What happens when theory and practice collide? The theory is that carbon taxes reduce emissions by penalizing people for emitting greenhouse gas. That is the theory.
Tomato farmer Bob Mitchell, owner of Ottawa-based SunTech Greenhouses, is more concerned with practice. He releases CO2 into his greenhouse to encourage better production. The federal government charges carbon tax on that CO2 even though none goes into the atmosphere. The tomato tree absorbs it, just like they taught us in grade school.
That tax — along with the McGuinty-Wynne government’s decision to double electricity rates to subsidize unreliable and unneeded windmills and solar panels — inflated the farmer’s energy costs so much it became more expensive for Ottawa customers to buy his tomatoes than Mexican ones.
Why? Mexico has only a tiny carbon tax; only a fraction of Canada’s. But its tomatoes must travel by truck and train — polluting all the way through North America on their way to grocery stores in the nation’s capital. None of that foreign transportation pollution is subject to the Canadian carbon tax either.
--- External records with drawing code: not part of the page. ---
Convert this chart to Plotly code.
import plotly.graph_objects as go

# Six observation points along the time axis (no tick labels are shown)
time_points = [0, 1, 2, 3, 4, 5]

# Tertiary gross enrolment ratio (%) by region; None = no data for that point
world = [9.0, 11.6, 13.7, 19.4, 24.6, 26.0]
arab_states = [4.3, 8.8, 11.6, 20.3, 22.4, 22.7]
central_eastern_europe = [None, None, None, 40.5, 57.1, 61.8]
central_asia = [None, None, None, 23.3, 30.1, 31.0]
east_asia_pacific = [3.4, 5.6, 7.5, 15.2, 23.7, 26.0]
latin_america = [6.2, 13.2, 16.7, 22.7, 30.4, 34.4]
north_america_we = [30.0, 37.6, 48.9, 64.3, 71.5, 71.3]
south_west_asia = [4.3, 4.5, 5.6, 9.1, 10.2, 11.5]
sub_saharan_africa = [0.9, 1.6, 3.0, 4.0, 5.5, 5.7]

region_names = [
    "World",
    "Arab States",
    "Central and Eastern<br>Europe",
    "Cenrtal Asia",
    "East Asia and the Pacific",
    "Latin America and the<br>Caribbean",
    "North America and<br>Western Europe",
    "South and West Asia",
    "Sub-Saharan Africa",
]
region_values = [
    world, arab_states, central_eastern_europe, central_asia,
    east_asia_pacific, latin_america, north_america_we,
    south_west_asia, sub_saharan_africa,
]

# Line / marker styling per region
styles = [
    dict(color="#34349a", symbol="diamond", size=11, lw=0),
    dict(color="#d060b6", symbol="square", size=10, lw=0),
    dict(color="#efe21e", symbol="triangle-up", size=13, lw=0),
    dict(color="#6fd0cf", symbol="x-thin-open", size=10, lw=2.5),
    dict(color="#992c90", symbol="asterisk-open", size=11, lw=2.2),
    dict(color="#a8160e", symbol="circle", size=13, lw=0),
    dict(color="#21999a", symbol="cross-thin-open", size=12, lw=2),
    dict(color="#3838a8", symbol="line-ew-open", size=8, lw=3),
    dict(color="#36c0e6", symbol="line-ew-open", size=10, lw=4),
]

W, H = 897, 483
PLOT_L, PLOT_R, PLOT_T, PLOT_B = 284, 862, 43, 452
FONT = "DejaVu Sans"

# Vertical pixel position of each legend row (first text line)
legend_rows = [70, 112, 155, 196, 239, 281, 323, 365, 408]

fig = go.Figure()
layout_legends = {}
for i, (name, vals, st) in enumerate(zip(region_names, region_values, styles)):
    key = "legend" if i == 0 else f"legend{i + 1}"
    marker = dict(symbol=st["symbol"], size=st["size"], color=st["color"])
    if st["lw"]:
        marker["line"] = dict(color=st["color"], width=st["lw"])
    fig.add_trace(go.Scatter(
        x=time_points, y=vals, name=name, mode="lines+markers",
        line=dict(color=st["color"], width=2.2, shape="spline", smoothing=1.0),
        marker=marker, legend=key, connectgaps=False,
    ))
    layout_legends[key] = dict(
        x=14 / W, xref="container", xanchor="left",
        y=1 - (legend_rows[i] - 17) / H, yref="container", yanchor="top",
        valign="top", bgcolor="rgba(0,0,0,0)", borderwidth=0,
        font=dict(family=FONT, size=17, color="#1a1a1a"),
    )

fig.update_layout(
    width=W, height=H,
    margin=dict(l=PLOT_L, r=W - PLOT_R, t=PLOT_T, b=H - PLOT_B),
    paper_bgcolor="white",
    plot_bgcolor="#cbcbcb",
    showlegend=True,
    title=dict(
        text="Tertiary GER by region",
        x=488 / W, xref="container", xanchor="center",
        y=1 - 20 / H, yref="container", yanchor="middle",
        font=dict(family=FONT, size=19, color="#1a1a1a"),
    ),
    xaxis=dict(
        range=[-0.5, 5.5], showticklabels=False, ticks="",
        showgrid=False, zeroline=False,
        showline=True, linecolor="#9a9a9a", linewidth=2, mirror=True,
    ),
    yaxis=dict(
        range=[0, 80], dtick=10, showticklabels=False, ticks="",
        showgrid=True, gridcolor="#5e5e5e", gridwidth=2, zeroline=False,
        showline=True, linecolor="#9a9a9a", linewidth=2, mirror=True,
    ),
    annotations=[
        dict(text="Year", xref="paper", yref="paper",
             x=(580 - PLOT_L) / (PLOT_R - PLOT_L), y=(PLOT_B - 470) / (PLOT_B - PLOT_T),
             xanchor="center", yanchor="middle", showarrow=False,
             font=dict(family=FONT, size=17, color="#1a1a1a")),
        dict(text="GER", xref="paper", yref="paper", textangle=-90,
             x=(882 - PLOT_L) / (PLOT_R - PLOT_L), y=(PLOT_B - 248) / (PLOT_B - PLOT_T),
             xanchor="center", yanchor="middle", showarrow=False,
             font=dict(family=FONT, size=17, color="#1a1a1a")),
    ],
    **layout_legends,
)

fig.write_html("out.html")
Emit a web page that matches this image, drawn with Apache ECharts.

Yet, the tax signals consumers to buy the more polluting foreign tomatoes instead of the greener local ones. What happened to the hundred-mile diet environmentalists championed not long ago?
It is not just with tomatoes that the tax drives production out and pollution up. Compared to Canada, the United States emits six times as much greenhouse gases for each ton of aluminum it produces. Yet Canadian carbon taxes, which Americans don’t pay, make our aluminum pricier than the more polluting U.S. product. The result is to drive production out of Canada and global emissions up.